At first you may not notice. At first you may think that company is just running a big ol’ campaign and spending a lot of money online.
Until you notice the ads showing up in places that just don’t make sense. Like here.
It becomes positively jarring. Like you are being stalked. And who wants to be stalked? Stalking is creepy. It’s an invasion of privacy. It makes one feel unsafe.
If you are me and you teach this stuff, the light goes off about now. You realize that this is a remarketing effort. You know if you go in and clean your browser of cookies you can make it go away. Or you can go back and buy those skinny jeans. But you know you. You are not about to pay retail for them. Plus you’re a researcher, so you don’t. Not just yet. You want to see just how many more crazy websites this ad is going to pop up on. And it is the same ad. Again and again.
Now let me say that I’ve been a fan of Rebecca Minkoff since the first time I spotted one of her handbags in a boutique on Columbus Avenue and she was not as famous and successful as she is today. I have a huge respect for the brand and what the company has grown into. But as I continued to let those cookies do their thing I questioned my opinion.

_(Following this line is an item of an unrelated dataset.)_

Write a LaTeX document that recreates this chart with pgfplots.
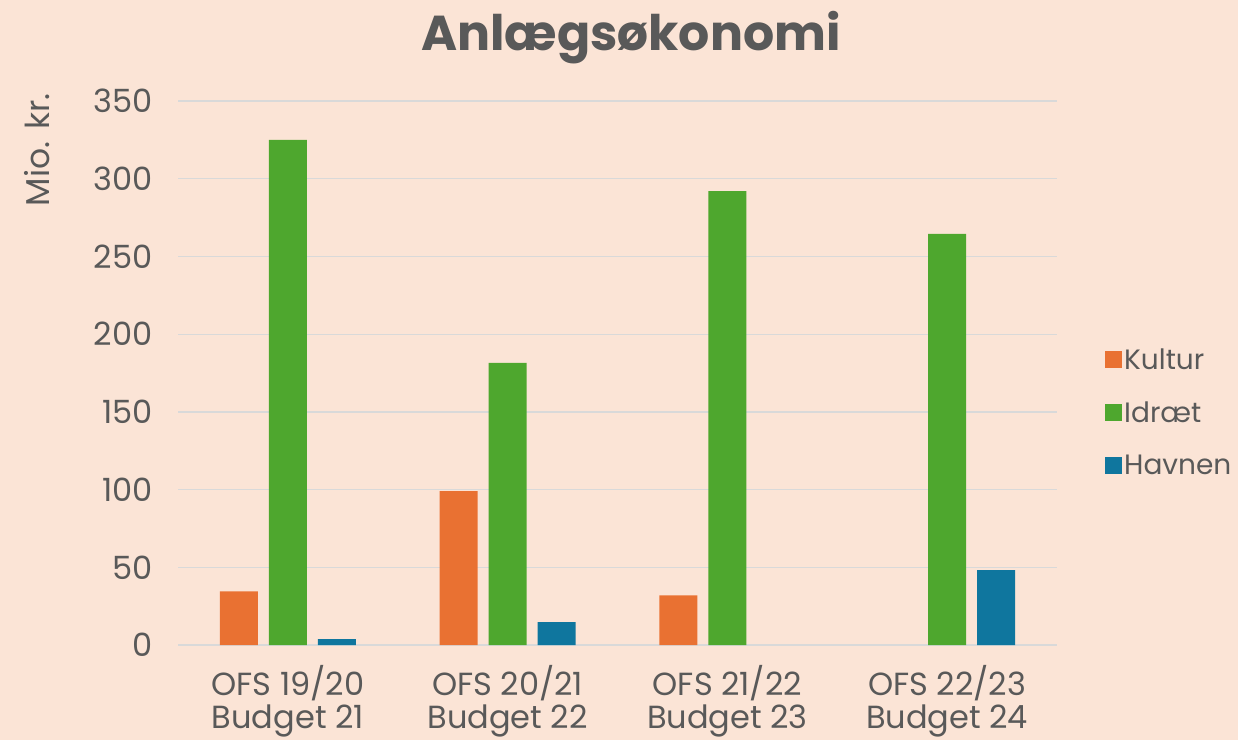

Their ads started to look cheap, as though the company was going through troubles and had resorted to buying remnant ads at rock bottom prices. I didn’t like seeing it wherever I went on the web. Yes, it makes sense on The New York Times site in the Style section, but not in the middle of a tutorial on how to make an Infographic. It was annoying. It did not make me want to go back and buy anything from the company. It made me feel like I was being watched. Worse. Stalked. Without my permission. Not the kind of stuff that strengthens relationships.
So it’s official. I am not a fan of remarketing, nor will I be recommending it to any client any time soon. If you’ve got a great product and a great brand, stalking as part of your digital strategy should not be in the plan.
Note: Now that my research is complete and this blog written, I will be cleaning out those cookies but I will not be buying those jeans…unless of course I catch a great sale!